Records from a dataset

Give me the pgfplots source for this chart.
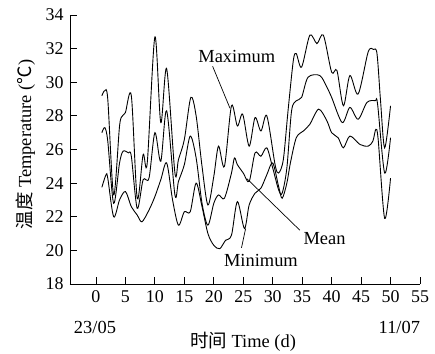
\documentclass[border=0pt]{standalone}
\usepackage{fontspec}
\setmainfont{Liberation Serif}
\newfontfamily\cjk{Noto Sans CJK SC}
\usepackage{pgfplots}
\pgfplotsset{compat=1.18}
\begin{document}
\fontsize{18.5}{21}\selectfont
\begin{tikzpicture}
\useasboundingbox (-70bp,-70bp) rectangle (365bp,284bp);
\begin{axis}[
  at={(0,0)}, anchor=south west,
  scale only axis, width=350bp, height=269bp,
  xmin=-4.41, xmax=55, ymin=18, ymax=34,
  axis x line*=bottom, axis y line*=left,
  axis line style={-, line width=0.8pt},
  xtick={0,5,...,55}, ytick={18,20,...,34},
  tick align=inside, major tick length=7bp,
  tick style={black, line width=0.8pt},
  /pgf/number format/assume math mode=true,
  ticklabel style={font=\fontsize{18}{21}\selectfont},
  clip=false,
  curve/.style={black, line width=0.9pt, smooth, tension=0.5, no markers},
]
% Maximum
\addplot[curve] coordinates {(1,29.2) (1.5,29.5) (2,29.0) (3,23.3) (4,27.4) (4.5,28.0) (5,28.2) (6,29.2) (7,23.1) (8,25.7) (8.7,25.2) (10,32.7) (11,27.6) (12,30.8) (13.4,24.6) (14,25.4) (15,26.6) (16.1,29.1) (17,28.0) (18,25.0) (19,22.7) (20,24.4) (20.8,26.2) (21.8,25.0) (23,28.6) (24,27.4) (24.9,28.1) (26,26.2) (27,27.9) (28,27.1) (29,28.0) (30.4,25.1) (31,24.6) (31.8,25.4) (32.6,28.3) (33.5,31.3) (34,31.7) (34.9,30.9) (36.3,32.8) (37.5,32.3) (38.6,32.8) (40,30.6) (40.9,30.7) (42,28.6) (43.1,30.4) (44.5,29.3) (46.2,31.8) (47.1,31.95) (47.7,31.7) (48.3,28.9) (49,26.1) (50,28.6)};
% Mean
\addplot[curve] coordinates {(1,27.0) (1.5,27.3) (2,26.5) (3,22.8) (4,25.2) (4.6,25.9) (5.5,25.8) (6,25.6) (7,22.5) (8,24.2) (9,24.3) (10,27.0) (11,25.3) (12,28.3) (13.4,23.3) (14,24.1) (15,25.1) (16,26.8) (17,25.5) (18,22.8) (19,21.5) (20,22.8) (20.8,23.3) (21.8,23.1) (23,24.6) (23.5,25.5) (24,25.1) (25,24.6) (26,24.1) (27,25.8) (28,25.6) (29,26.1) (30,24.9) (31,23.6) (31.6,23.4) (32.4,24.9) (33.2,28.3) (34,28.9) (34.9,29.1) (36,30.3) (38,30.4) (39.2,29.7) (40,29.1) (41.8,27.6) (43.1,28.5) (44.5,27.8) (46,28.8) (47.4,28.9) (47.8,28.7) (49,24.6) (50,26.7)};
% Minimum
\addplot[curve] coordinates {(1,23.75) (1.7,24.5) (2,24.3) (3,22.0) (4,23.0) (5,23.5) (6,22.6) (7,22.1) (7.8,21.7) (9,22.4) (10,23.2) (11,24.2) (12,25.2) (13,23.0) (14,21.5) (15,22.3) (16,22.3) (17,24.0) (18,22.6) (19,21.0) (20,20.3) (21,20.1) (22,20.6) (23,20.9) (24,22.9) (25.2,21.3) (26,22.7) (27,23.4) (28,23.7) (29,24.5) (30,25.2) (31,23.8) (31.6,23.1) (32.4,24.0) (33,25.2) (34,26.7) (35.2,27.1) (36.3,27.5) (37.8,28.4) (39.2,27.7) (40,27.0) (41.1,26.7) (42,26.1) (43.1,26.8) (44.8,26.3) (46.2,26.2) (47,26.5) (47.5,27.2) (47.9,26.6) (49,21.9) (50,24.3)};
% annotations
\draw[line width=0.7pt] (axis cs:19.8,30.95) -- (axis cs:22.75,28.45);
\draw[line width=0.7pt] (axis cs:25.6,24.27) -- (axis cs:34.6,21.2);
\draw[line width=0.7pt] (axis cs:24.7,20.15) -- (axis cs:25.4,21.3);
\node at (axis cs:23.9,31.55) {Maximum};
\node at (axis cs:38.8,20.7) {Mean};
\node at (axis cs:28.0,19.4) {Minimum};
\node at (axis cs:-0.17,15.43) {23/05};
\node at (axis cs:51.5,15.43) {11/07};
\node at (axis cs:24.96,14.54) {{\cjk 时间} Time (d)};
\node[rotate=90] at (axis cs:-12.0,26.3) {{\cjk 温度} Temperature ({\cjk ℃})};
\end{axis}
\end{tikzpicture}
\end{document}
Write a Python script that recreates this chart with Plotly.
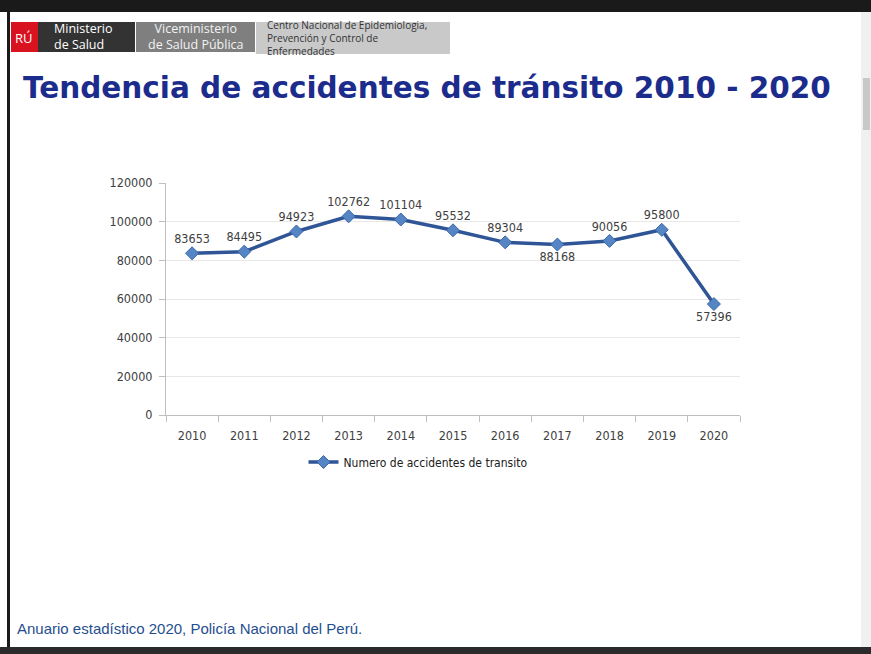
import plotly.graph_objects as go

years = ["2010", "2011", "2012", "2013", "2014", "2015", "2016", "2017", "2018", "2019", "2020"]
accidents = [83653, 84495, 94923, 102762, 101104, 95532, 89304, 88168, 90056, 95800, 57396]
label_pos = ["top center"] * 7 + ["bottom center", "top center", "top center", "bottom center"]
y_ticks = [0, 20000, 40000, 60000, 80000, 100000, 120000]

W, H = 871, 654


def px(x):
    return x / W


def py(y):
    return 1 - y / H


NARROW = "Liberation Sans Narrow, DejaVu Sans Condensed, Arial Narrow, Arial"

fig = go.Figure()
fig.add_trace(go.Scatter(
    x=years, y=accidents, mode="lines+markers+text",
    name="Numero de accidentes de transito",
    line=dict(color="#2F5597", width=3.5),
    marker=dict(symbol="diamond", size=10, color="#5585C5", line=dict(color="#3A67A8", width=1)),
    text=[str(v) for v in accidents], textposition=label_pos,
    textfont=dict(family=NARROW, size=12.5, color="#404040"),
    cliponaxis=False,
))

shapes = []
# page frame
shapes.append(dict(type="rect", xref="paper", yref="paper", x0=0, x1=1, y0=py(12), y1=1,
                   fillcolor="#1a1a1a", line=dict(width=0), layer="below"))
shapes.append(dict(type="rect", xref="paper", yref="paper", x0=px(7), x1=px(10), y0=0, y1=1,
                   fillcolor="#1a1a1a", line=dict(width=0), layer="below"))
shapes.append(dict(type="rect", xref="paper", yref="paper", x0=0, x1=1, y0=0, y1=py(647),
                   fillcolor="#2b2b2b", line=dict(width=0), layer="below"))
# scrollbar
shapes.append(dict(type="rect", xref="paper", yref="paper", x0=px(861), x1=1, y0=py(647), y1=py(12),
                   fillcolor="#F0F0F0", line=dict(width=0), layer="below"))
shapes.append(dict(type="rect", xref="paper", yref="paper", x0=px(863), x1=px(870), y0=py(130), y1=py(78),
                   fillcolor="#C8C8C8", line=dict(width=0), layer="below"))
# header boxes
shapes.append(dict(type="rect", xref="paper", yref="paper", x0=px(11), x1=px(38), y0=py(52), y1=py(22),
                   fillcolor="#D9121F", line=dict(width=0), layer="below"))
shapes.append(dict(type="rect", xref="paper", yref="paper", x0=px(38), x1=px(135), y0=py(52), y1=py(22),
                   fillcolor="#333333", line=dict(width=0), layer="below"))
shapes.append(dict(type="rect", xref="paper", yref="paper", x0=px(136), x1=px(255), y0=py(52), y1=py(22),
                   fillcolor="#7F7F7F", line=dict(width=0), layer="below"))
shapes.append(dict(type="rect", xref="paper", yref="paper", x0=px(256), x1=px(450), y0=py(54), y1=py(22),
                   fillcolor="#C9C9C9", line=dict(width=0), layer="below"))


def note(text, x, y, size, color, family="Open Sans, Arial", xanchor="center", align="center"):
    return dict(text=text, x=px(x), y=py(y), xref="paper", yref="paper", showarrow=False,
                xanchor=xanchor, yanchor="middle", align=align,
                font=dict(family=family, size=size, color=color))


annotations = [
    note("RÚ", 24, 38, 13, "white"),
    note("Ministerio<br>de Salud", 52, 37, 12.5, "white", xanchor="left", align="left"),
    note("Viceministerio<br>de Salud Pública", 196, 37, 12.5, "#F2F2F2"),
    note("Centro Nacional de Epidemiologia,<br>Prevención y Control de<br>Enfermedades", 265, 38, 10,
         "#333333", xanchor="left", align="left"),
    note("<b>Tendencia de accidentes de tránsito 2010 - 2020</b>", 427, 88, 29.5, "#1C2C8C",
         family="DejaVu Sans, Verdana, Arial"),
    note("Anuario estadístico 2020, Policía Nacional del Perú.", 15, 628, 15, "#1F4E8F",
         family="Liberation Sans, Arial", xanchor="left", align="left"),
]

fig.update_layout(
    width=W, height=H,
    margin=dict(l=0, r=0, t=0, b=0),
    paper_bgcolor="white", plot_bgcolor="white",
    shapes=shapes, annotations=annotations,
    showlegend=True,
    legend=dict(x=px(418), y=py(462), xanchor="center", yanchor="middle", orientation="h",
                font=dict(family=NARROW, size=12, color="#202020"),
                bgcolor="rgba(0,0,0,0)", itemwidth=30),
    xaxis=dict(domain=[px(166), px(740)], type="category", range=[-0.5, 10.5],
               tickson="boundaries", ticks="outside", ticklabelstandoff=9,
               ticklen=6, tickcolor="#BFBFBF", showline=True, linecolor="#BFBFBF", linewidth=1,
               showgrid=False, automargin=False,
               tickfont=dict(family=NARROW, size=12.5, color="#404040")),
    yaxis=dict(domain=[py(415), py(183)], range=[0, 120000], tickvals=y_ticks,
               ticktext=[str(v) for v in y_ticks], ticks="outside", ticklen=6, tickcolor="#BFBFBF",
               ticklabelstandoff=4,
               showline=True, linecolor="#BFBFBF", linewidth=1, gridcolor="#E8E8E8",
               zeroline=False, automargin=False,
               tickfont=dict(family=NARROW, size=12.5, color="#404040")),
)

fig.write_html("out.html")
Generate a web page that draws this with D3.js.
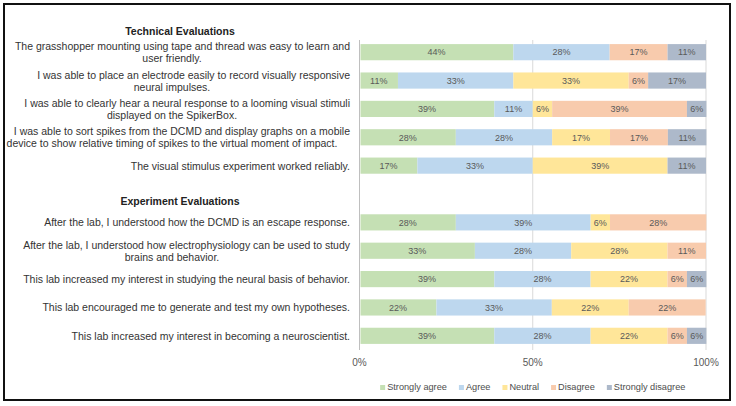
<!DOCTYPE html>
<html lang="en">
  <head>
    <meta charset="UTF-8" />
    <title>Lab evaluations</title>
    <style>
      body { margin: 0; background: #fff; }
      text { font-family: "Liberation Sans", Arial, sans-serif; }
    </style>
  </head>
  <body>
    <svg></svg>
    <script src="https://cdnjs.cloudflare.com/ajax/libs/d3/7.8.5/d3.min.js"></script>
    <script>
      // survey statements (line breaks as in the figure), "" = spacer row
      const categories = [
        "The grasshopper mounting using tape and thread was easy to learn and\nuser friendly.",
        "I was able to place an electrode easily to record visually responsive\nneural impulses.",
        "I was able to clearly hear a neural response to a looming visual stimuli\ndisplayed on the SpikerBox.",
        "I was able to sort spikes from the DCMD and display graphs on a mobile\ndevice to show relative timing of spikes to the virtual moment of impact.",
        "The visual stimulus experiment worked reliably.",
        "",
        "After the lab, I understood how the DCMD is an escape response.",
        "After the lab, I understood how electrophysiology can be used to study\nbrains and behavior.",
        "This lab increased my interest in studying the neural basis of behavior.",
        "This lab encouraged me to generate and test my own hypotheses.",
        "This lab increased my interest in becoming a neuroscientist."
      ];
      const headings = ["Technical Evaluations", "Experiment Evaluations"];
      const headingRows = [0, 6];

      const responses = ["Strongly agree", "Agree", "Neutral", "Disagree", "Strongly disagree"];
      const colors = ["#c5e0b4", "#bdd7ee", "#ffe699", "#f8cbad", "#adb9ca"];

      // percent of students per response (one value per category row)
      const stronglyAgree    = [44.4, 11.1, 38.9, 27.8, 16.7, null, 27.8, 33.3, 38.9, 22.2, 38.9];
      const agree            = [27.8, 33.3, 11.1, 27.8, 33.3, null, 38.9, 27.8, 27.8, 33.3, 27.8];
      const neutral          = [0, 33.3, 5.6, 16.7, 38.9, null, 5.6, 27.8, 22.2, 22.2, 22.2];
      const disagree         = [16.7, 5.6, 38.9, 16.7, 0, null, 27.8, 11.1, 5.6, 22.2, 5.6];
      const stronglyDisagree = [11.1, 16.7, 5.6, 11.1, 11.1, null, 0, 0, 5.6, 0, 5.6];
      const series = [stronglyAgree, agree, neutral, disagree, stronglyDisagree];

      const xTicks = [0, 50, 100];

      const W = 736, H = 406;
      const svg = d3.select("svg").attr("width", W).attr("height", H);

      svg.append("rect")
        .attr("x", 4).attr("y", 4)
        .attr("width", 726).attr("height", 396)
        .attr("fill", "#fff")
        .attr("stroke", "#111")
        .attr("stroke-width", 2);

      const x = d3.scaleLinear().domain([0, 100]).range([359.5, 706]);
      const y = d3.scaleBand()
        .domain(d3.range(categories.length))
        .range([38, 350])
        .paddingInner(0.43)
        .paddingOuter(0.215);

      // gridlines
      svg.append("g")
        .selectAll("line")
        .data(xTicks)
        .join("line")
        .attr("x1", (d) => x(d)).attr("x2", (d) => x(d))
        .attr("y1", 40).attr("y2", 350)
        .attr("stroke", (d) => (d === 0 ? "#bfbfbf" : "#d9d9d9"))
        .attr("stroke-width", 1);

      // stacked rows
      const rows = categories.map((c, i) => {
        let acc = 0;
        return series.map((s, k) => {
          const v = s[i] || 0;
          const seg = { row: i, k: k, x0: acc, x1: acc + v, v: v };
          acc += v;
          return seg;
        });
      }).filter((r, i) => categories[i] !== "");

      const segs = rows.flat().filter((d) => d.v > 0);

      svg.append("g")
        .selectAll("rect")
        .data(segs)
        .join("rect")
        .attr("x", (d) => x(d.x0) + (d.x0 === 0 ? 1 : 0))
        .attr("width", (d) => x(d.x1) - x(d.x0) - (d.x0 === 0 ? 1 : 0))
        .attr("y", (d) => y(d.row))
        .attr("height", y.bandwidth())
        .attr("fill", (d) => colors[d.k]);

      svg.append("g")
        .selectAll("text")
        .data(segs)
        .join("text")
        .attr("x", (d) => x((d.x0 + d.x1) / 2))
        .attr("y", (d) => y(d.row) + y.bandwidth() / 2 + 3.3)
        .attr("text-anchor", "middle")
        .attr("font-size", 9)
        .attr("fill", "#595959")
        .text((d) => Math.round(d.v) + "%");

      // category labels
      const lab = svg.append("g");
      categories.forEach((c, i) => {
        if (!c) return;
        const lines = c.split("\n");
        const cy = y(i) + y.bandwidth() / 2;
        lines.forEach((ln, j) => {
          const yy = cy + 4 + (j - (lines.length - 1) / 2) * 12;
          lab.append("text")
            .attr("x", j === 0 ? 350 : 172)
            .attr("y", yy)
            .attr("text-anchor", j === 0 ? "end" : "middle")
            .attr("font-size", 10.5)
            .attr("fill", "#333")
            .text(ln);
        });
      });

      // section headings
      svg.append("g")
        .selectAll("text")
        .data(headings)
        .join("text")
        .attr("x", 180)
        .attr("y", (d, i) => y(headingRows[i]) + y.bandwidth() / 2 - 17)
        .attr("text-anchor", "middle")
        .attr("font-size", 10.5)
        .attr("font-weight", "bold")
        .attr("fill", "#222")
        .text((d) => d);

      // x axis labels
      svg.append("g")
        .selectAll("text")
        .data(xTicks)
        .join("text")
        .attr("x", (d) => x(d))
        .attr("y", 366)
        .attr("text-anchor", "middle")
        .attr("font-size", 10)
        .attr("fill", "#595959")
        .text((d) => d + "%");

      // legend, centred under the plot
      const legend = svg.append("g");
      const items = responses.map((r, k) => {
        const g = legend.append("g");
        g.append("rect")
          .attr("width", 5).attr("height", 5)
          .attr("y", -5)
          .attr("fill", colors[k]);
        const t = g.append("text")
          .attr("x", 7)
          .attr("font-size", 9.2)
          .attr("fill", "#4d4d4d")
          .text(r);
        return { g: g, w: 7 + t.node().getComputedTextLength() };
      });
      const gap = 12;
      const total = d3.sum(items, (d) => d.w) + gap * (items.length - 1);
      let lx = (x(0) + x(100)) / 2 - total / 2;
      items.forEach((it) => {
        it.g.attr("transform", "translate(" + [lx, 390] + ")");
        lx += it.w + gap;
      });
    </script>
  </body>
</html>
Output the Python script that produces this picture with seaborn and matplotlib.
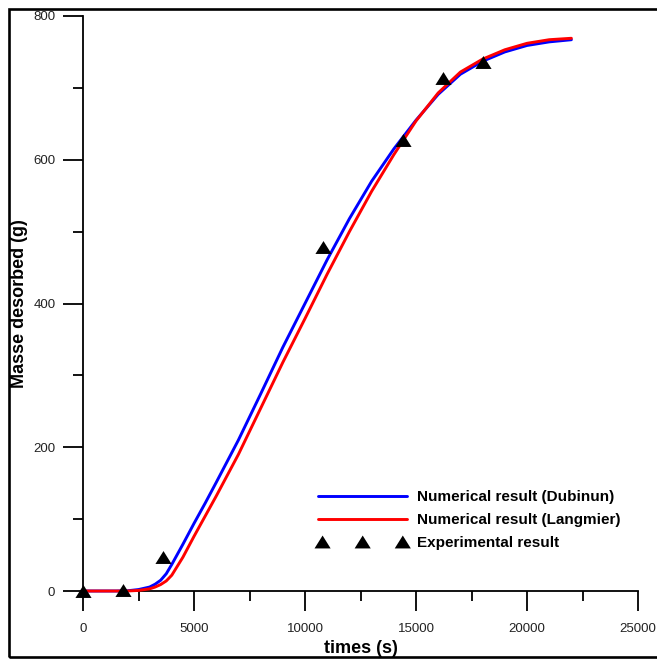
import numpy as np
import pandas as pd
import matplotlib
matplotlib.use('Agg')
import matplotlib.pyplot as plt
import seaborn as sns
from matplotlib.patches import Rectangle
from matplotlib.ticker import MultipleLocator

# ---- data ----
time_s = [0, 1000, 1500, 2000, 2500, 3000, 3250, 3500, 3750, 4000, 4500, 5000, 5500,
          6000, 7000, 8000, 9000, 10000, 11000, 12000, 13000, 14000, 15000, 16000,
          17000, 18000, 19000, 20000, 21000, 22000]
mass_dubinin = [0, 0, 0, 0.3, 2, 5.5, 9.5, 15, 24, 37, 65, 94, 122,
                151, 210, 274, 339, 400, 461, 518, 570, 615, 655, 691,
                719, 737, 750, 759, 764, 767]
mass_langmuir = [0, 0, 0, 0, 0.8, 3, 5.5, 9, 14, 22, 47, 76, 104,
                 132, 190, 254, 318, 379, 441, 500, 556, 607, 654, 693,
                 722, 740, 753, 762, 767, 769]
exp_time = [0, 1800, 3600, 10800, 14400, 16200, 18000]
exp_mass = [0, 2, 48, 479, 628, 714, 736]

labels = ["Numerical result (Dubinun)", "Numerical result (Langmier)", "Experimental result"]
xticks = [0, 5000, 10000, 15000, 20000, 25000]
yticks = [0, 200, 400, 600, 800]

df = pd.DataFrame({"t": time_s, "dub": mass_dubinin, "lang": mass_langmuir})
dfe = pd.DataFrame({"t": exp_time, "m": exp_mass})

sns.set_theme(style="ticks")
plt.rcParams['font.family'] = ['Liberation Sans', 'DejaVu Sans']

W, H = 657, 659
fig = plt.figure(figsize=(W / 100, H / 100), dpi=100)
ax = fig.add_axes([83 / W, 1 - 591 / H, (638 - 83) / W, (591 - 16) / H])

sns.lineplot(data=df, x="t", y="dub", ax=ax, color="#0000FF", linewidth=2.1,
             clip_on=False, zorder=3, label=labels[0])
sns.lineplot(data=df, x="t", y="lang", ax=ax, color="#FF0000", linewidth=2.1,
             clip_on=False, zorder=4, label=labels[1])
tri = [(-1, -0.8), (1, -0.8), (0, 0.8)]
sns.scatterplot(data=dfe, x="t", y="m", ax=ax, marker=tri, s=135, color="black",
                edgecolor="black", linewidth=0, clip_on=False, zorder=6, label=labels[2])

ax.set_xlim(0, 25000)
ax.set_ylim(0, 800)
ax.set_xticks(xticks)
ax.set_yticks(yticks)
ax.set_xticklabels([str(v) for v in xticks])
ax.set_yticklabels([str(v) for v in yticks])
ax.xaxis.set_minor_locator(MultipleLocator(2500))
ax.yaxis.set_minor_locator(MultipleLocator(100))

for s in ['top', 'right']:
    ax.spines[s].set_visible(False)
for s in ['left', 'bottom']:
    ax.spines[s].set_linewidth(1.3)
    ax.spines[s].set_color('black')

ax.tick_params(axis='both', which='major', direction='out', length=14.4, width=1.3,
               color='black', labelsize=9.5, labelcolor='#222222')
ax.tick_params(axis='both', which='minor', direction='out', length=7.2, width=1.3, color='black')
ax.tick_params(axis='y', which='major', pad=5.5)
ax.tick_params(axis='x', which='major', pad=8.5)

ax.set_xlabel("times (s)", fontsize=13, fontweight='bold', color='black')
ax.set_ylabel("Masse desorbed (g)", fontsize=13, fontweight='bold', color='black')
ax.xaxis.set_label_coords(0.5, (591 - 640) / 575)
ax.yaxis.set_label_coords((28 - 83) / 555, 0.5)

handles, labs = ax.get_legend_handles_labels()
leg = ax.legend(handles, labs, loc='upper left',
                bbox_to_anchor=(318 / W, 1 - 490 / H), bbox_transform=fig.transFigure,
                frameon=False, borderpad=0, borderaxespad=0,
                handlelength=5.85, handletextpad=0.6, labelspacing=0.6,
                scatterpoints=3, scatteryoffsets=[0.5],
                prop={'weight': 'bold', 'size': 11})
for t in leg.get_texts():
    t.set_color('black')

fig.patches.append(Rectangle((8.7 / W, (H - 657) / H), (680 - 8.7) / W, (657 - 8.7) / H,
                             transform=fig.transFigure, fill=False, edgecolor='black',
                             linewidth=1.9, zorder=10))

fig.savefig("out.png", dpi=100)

• **Task objective**: Collect every line above that contains the word "page".

• **Response**:
# page frame
Generate a web page that draws this with D3.js.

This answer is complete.